Rising out of rich pastureland in southeastern Wyoming, a 60-foot-high pyramid known as the Ames Monument is “an architectural oddity even many Wyomingites know little about,” according to Wyoming State Parks.
The pyramid was built from massive granite blocks and completed in 1882 to honor Oakes and Oliver Ames, key dealmakers in the completion of the first transcontinental railroad.
It was strategically located to attract eyeballs on high ground near the Union Pacific Railroad line in Albany County.
But in an ironic twist of fate, the Union Pacific line was relocated, leaving the monumental honor to these railroad power brokers out of sight and mind.
While visitors can still find it by following monument signs on Interstate 80 at Exit 329, there is one secretive aspect of this granite stone pyramid they’ll likely never see — the hidden tunnels inside.
Similar to the pyramids of Egypt, the Ames Monument contains inner passages that have been sealed up, on two separate occasions. The last time anyone bore witness to the inner monument was November 2010, when state officials opened a passage for one day only.
It’s been sealed up since, and it will likely be generations before anyone steps foot inside again.
There is a dwindling number of people with a personal memory of the monument’s interior. One of those people shares their experience here.
Anna Lee Ames
Anna Lee Ames Robinson, 81, is a direct descendent of Oakes Ames. For many years, she pushed for the promotion of the Ames Monument to the status of National Historic Landmark.
The problem was that there needed to be a detailed accounting of its interior first, and the state was reluctant to cooperate, Robinson said.
For many years in the past, an external opening allowed passersby to crawl into the monument, which is said to have as many as four separate levels.
“I’ve met a number of people in who say they remember going inside the monument when they were little kids,” Robinson said. “And they say, ‘I’m not going to tell you what I did in there.’”
Whatever those folk were up to, the state wasn’t fond of it, and in the mid 1980s, officials closed off access to the interior using explosives.
It might have remained closed were it not for Robinson.
Opened For One Day
After years of prodding, politicking and agreeing to underwrite the cost of reopening a workman’s tunnel, the state agreed to give Robinson and a select number of architects and historians an opportunity to go inside.
The plan was put in place. She got a call on the evening of Halloween 2010 and was told that the following day — and the following day only — the Ames Monument would be opened for documentation.
Excavators removed a marble block to an old workman's tunnel, giving Ames and others enough space to belly crawl into the cavity. Robinson was in her 60s at the time, and says she was the most junior member of the team.

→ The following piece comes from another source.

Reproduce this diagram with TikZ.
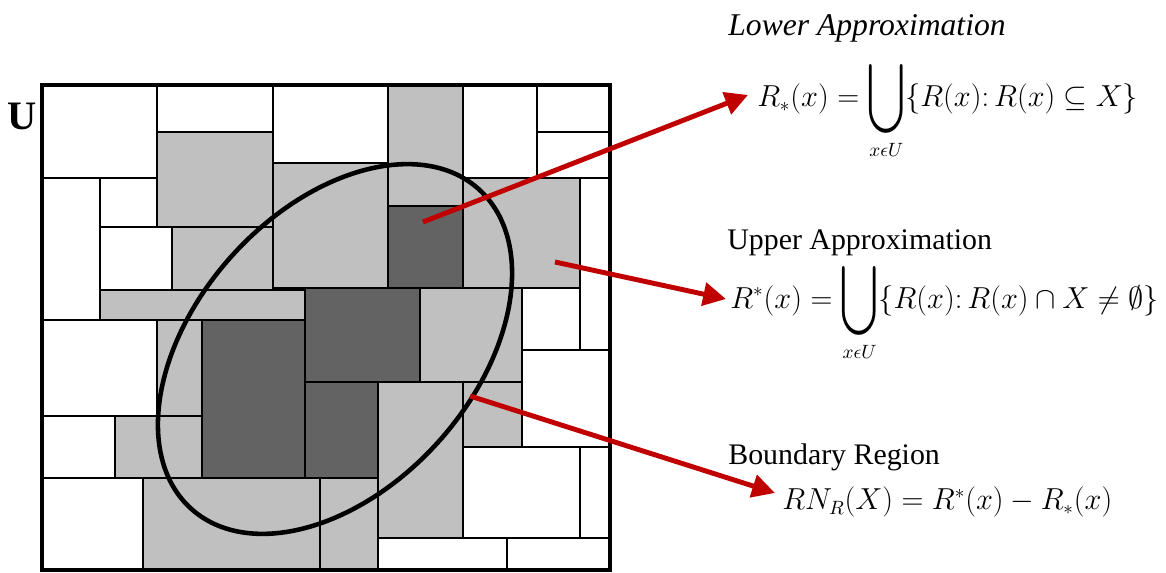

“It was hard and only a few of us did it. We had to raise an arm and leg on one side, and then the arm and leg on the other side and slowly push yourselves forward,” she said. “It felt like we were crawling forever.”
At last into the tunnel proper, the team encountered an obstructing block that had fallen from a higher level, likely from the explosive closure in the 1980s. Once they climbed over the rock, they could traverse the tunnel that ran along the outer wall.
Inside, someone had scratched into a rock the phrase, “Drive your car.”
“Who knows what they used to do there. I’m sure they had beer parties and a lot of fun,” she said.
High above where that phrase was notched, in the rock ceiling 16 feet up she noticed a small square opening into the layer above.
“We had no way of getting a ladder in there and not enough time, so we don’t know what it was like. But there’s at least three levels and probably four,” she said.
Though she couldn’t explore to her heart's content, that day was among the happiest in her life.
“I was high as a kite,” Robinson said. “It was one of the high points of my life, because I had worked so hard to get permission to get in there.”
It would take another seven years before it was awarded National Historic Monument designation.
Both the Ames’ family and the State Historical Society held large parties to honor the moment. Robinson paid an actor to portray Abraham Lincoln for the occasion.
Oakes Ames
Oakes Ames was a Massachusetts congressman and owner of the Ames Shovel Co., which briefly accounted for as much as 80% of the world's shovel sales, according to Robinson.
Ames, along with a myriad of congressional members, would become embroiled in the Credit Mobilier scandal, a scheme in which Union Pacific and Credit Mobilier were purported to have overcharged the federal government for railroad construction; with similar people and interest controlling both companies, they were accused of inflating construction costs.
Robinson, however, asserts that her forebears’ name was falsely maligned, and that it was he himself who hemorrhaged money in an effort to see the transcontinental line completed.
One state historian put his losses at $1 million. Robinson said they were as high as $8 million, citing troves of personally accumulated documentation.
“Eight million dollars in 1869 was plenty,” she said.
As for the moment, Robinson may be the last woman of this century, potentially many more after that, to experience the inner chambers of the Ames Monument.
“This time when they closed it, they really did it, they really gummed it up,” she said. “I’m sorry, but you're not going to be able to go inside, ever.”